CO2e emission factors by country for 2022. Source: https://ourworldindata.org/grapher/carbon-intensity-electricity
To make it work researchers developed an open-source package named eco4cast. This software dynamically predicts CO2 emission intensity and arranges the computation to time intervals or computational zones with the lowest predicted carbon intensity of electricity. Forecasting is made by a developed neural network analyzing emission data and 20 weather indicators in the regions under consideration. To accurately calculate carbon footprint reduction the eco4cast uses the eco2ai Python package. The scheduler can operate in both single-zone and multi-zone mode and selection of the optimal region for computation is currently implemented by integration with Google Cloud API. Authors decided to include CO2 emission intensity for 13 areas presented in Google Cloud zones.
The single-zone case is well suited for users having access to computing resources with the only provider of electricity. A series of experiments showed that this scenario provides significant reduction of CO2 emissions (up to 70% in some cases, 25% in average) but requires some increase in learning time. At the same time the multi-zone approach provides an optimal trade-off between the training time of an AI model and the reduction of CO2 emissions (up to 90% in some cases, 77% in average).

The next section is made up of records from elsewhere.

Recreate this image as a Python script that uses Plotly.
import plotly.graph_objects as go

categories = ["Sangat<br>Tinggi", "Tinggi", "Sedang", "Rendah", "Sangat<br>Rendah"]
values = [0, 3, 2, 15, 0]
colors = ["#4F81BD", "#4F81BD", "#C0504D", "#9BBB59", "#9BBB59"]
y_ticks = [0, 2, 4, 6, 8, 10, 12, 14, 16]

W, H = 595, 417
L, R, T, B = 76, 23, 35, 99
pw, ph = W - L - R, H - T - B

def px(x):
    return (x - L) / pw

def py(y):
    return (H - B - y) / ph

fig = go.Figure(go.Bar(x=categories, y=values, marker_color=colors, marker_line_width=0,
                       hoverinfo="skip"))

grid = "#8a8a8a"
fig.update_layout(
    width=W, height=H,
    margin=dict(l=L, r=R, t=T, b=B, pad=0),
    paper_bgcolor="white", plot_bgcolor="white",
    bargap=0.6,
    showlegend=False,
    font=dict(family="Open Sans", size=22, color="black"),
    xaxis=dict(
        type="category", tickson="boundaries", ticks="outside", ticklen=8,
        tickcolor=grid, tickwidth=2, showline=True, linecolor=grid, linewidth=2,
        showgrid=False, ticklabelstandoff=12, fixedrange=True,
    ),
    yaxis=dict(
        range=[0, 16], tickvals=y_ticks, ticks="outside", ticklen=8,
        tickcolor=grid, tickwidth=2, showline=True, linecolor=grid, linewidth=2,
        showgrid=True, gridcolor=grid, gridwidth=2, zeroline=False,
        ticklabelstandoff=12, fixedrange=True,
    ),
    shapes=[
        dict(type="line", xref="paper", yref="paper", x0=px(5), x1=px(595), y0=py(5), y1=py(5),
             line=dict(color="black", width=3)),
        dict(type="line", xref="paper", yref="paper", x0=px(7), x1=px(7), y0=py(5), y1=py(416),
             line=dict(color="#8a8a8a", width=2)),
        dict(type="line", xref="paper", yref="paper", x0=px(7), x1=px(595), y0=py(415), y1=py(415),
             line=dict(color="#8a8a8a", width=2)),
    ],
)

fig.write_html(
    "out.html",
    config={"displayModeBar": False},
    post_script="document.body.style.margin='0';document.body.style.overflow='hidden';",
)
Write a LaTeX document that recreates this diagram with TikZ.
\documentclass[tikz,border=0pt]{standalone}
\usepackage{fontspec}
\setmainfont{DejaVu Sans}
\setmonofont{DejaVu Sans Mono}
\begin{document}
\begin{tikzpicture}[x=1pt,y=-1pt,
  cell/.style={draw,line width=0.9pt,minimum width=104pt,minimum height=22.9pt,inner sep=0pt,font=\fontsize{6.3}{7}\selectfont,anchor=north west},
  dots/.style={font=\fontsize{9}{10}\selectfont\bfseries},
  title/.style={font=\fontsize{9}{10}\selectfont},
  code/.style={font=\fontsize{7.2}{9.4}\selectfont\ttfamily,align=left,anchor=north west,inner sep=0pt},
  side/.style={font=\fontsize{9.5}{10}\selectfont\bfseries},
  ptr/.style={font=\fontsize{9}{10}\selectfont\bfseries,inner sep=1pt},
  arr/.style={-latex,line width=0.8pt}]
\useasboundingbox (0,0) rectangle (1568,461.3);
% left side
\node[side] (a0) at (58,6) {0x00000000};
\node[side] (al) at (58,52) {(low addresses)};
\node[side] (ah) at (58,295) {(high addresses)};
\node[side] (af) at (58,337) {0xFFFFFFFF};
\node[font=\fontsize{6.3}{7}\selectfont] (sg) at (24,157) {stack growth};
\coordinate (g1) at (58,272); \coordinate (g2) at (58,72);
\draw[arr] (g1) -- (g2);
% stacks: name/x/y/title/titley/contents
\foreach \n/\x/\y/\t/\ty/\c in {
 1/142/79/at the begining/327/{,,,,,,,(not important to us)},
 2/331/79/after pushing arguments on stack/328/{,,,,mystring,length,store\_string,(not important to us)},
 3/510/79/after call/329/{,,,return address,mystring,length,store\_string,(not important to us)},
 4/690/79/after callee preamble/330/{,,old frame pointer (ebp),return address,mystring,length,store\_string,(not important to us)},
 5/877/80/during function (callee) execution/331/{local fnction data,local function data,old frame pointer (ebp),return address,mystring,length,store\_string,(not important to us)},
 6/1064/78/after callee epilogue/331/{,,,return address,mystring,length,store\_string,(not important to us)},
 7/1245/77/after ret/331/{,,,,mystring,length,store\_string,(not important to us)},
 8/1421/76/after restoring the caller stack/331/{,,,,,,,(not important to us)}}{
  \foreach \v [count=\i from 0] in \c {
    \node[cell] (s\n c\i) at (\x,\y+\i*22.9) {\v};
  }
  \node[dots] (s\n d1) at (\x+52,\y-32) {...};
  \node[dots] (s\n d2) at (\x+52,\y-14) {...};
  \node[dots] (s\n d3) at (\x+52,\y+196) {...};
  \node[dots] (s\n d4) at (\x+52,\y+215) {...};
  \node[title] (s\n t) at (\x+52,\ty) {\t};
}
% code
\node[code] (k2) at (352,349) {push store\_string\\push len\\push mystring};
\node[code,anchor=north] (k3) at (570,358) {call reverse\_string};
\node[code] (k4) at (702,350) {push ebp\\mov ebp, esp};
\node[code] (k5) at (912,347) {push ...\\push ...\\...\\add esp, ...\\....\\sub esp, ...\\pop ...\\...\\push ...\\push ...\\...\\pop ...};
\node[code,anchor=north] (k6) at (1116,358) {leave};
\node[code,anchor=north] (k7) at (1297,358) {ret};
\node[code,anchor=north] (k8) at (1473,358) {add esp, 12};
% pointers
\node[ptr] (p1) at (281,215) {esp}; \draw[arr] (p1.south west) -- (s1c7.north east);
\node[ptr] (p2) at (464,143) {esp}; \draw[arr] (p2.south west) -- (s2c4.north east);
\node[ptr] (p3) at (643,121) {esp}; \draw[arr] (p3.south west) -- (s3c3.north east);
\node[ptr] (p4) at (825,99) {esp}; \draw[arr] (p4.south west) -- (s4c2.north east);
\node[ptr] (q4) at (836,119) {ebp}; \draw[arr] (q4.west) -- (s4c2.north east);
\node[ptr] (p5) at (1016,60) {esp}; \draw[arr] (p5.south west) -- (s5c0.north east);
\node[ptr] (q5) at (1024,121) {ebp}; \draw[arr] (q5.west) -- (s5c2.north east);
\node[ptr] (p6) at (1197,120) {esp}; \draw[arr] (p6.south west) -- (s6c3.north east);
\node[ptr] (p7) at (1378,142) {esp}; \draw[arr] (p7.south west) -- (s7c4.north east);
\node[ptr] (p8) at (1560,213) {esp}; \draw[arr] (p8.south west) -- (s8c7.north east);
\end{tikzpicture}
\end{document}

Demonstration of eco4cast scheduling of ML model training started on 29th of May 2022 for single-zone mode (Belgium) and multi-zone mode (2 zones — Belgium and Switzerland and 3 zones — Belgium, Finland and Switzerland). Filled area indicates time intervals used for training in choosed areas. Indirect emission of CO2 was 21.4 kg in baseline experiment without scheduling, 17.8 kg in single-zones mode, 16.7 kg in multi-zone mode with 2 zones used and 15.2 kg in multi-zone mode with 3 zones used.
The authors hope that eco4cast will become an essential component for enhancing ecological efficiency for training AI models. The code and documentation of the package are hosted on Github under the Apache 2.0 license. The article with the research results has been sent for publication to the journal Doklady Mathematics.